I first came out only to best friends and immediate family. My best friends were great and accepted me from the start. My family are supportive of my identity/transition but still do not fully understand.

What has been the biggest challenge to you?

My biggest challenge since coming out has been with people not using they/them pronouns. Although I am okay with he/him, I still get she/her pronouns. I try to correct them but most of the time I just let it go.

What words of advice would you have for people coming to terms with their identity?

Take your time. You don’t have to be certain and you’re allowed to change your mind. Don’t forget that self-love is necessary and powerful.

Spencer works as an EMT and is a vet tech, with a BS in chemistry and a minor in French. They love rock climbing, sky diving, hiking, swimming and hanging out with friends. They also love animals and have two cats and two red tailed sharks.

How would you define your gender?

My favourite way to describe my gender is FTX. I feel like it speaks to my personal story with medical and social transition as a non-binary individual

When did you discover your gender identity?

I took me a long time to discover and feel comfortable within my gender identity. I didn’t feel as if the pronouns she/her honoured me but I didn’t feel he/him did either. In the end I found a non-binary tumblr page and realised that people existed within or even outside the binary. It took a lot of soul searching and asking myself some hard questions but I figured out that I could dress the way I dress and transition the way I wish to transition and still be non-binary and valid in that identity.
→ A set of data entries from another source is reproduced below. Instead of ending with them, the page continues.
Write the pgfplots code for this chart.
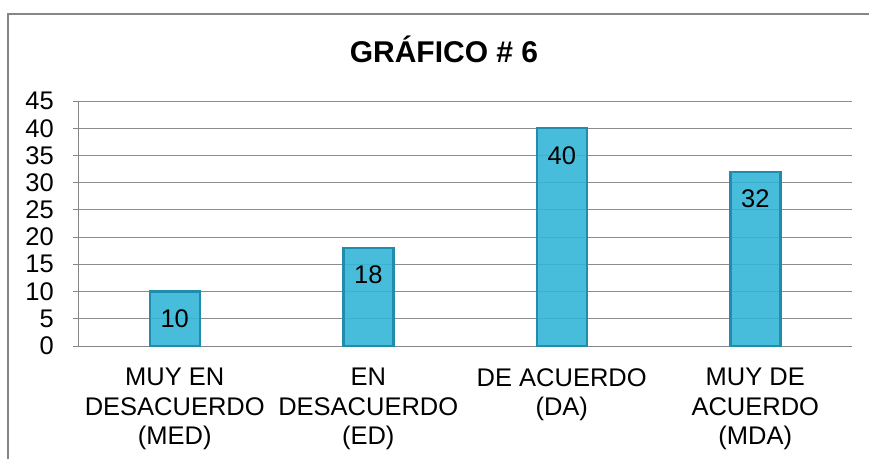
\documentclass[border=0pt]{standalone}
\usepackage{pgfplots}
\pgfplotsset{compat=1.18}
\usepackage{fontspec}
\setmainfont{Liberation Sans}
\definecolor{barface}{RGB}{52,182,215}
\definecolor{baredge}{RGB}{34,140,172}
\definecolor{gridc}{RGB}{140,140,140}
\definecolor{axc}{RGB}{134,134,134}
\begin{document}
\begin{tikzpicture}[x=1pt,y=1pt]
\useasboundingbox (0,0) rectangle (869,459);
\draw[axc, line width=1.2pt] (8,0) -- (8,445) -- (869,445);
\node[font=\fontsize{30}{36}\selectfont\bfseries, anchor=base] at (444,396) {GRÁFICO \# 6};
\begin{axis}[
  at={(78pt,113pt)}, anchor=south west,
  scale only axis, width=774pt, height=245pt,
  xmin=-0.5, xmax=3.5, ymin=0, ymax=45,
  ytick={0,5,...,45},
  xtick={0,1,2,3},
  xticklabels={{MUY EN\\DESACUERDO\\(MED)},{EN\\DESACUERDO\\(ED)},{DE ACUERDO\\(DA)},{MUY DE\\ACUERDO\\(MDA)}},
  axis x line=bottom, axis y line=left,
  axis line style={axc, line width=1pt, -},
  x tick style={draw=none},
  y tick style={axc, line width=1pt},
  tick align=outside, major tick length=5pt,
  ymajorgrids, grid style={gridc, line width=0.8pt},
  /pgf/number format/assume math mode=true,
  tick label style={font=\fontsize{25.5}{29.5}\selectfont},
  yticklabel style={inner sep=0pt, xshift=-19pt},
  xticklabel style={align=center, inner sep=0pt, yshift=-17pt},
  nodes near coords,
  every node near coord/.append style={font=\fontsize{25.5}{29}\selectfont, anchor=center, yshift=-27pt, text=black, fill opacity=1, text opacity=1},
]
\addplot[ybar, bar width=50pt, fill=barface, fill opacity=0.9, draw=baredge, line width=2.5pt] coordinates {(0,10) (1,18) (2,40) (3,32)};
\end{axis}
\end{tikzpicture}
\end{document}
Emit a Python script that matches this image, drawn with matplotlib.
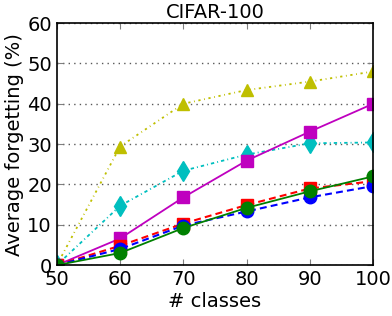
import matplotlib
matplotlib.use('Agg')
import matplotlib.pyplot as plt

plt.rcParams['lines.scale_dashes'] = False

classes = [50, 60, 70, 80, 90, 100]
y_tri = [0, 29.4, 40, 43.4, 45.5, 48]
c_dia = [0, 14.7, 23.4, 27.4, 30.2, 30.4]
m_sq = [0, 6.6, 16.8, 25.9, 33.1, 40]
r_sq = [0, 4.8, 10.3, 14.9, 19.0, 20.8]
b_ci = [0, 4.0, 9.8, 13.3, 16.8, 19.6]
g_ci = [0, 3.0, 9.2, 14.2, 18.3, 22.0]

fig = plt.figure(figsize=(3.92, 3.16), dpi=100)
ax = fig.add_axes([0.145, 0.161, 0.807, 0.766])

ms = 9
yel = (0.75, 0.75, 0)
cya = (0, 0.75, 0.75)
mag = (0.75, 0, 0.75)
ax.plot(classes, y_tri, color=yel, marker='^', ms=ms, mec=yel, lw=1.3, dashes=(1.6, 2.6, 0.6, 2.6))
ax.plot(classes, c_dia, color=cya, marker='d', ms=ms + 1, mec=cya, lw=1.3, dashes=(2.4, 2.2, 0.7, 2.2))
ax.plot(classes, m_sq, '-', color=mag, marker='s', ms=ms, mec=mag, lw=1.3)
ax.plot(classes, r_sq, color='r', marker='s', ms=ms, mec='r', lw=1.5, dashes=(5, 3))
ax.plot(classes, b_ci, color='b', marker='o', ms=ms, mec='b', lw=1.5, dashes=(5, 3))
ax.plot(classes, g_ci, '-', color=(0, 0.5, 0), marker='o', ms=ms, mec=(0, 0.5, 0), lw=1.3)

ax.set_xlim(50, 100)
ax.set_ylim(0, 60)
ax.set_xticks(classes)
ax.set_yticks([0, 10, 20, 30, 40, 50, 60])
ax.yaxis.grid(True, color='0.35', lw=1, dashes=(1, 3))
ax.tick_params(direction='in', top=True, right=True, labelsize=14, length=4, color='0.5')
for s in ax.spines.values():
    s.set_linewidth(1.2)
ax.set_title('CIFAR-100', fontsize=14, pad=4)
ax.set_xlabel('# classes', fontsize=14, labelpad=2)
ax.set_ylabel('Average forgetting (%)', fontsize=14, labelpad=2)

fig.savefig('out.png', dpi=100)
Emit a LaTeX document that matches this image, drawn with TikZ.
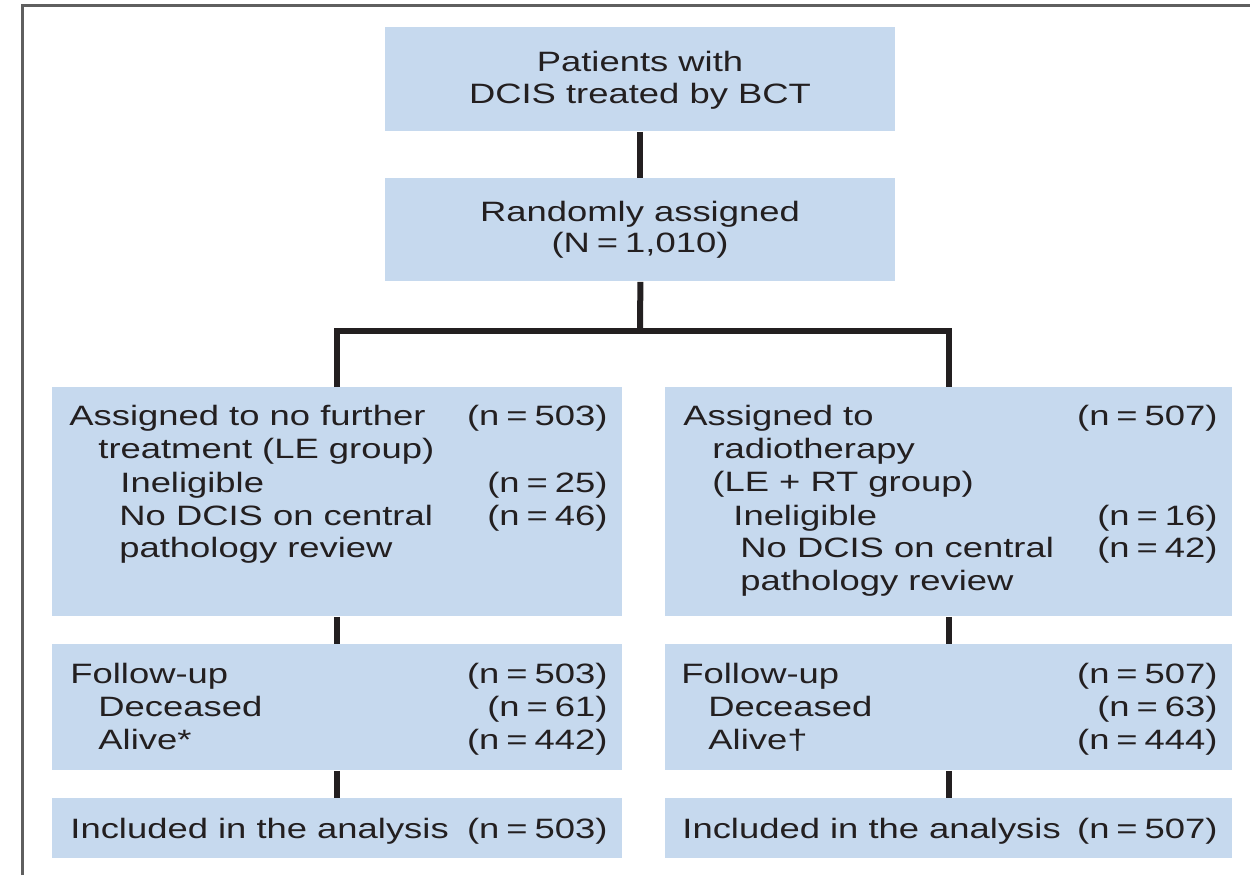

Have you found it difficult being able to express your gender without judgement?

I find it incredibly difficult to be seen and affirmed as a non-binary individual. Unfortunately, we live in a society that assumes gender. I don’t get the privilege to walk outside and people use the correct pronouns (they/them) without having to out myself. Also, society has this very narrow view of what a non-binary person should be. Most would assume that all non binary people are fluid with their expression which isn’t the case. When I hear this narrative I often feel left out of the community seeing how I present more masculine and mu expression is very fixed. Its difficult to exist when people put such strict expectation of you.

Were your friends and family supportive?

My friends were very supportive. Most didn’t quite understand what it meant to be non-binary but I am incredibly blessed to have them be open minded and having a willingness to learn about it. My family have been trying their hardest to catch up to speed. My twin brother and older brother have accepted me as their sibling and are working with parents to see the validity in non-binary individuals. I do not have much contact with my mom anymore but I am confident with time we will be close as we were before. My father is more accepting with my mom and tries hard to call me by my pronouns.

What has been the biggest challenge for you?

The biggest challenge for me has been realising that I don’t have to fit these strict lines that society has placed on me. Coming to terms with my gender has been one of the most difficult but also liberating exploration ive ever done.

What words of advice would you have for people coming to terms with their identity?

Don’t be afraid to explore. Life is about trying to create the best versions of yourself. Don’t be afraid to try and fail. Don’t be afraid to start over. And most important, don’t be afraid to be different.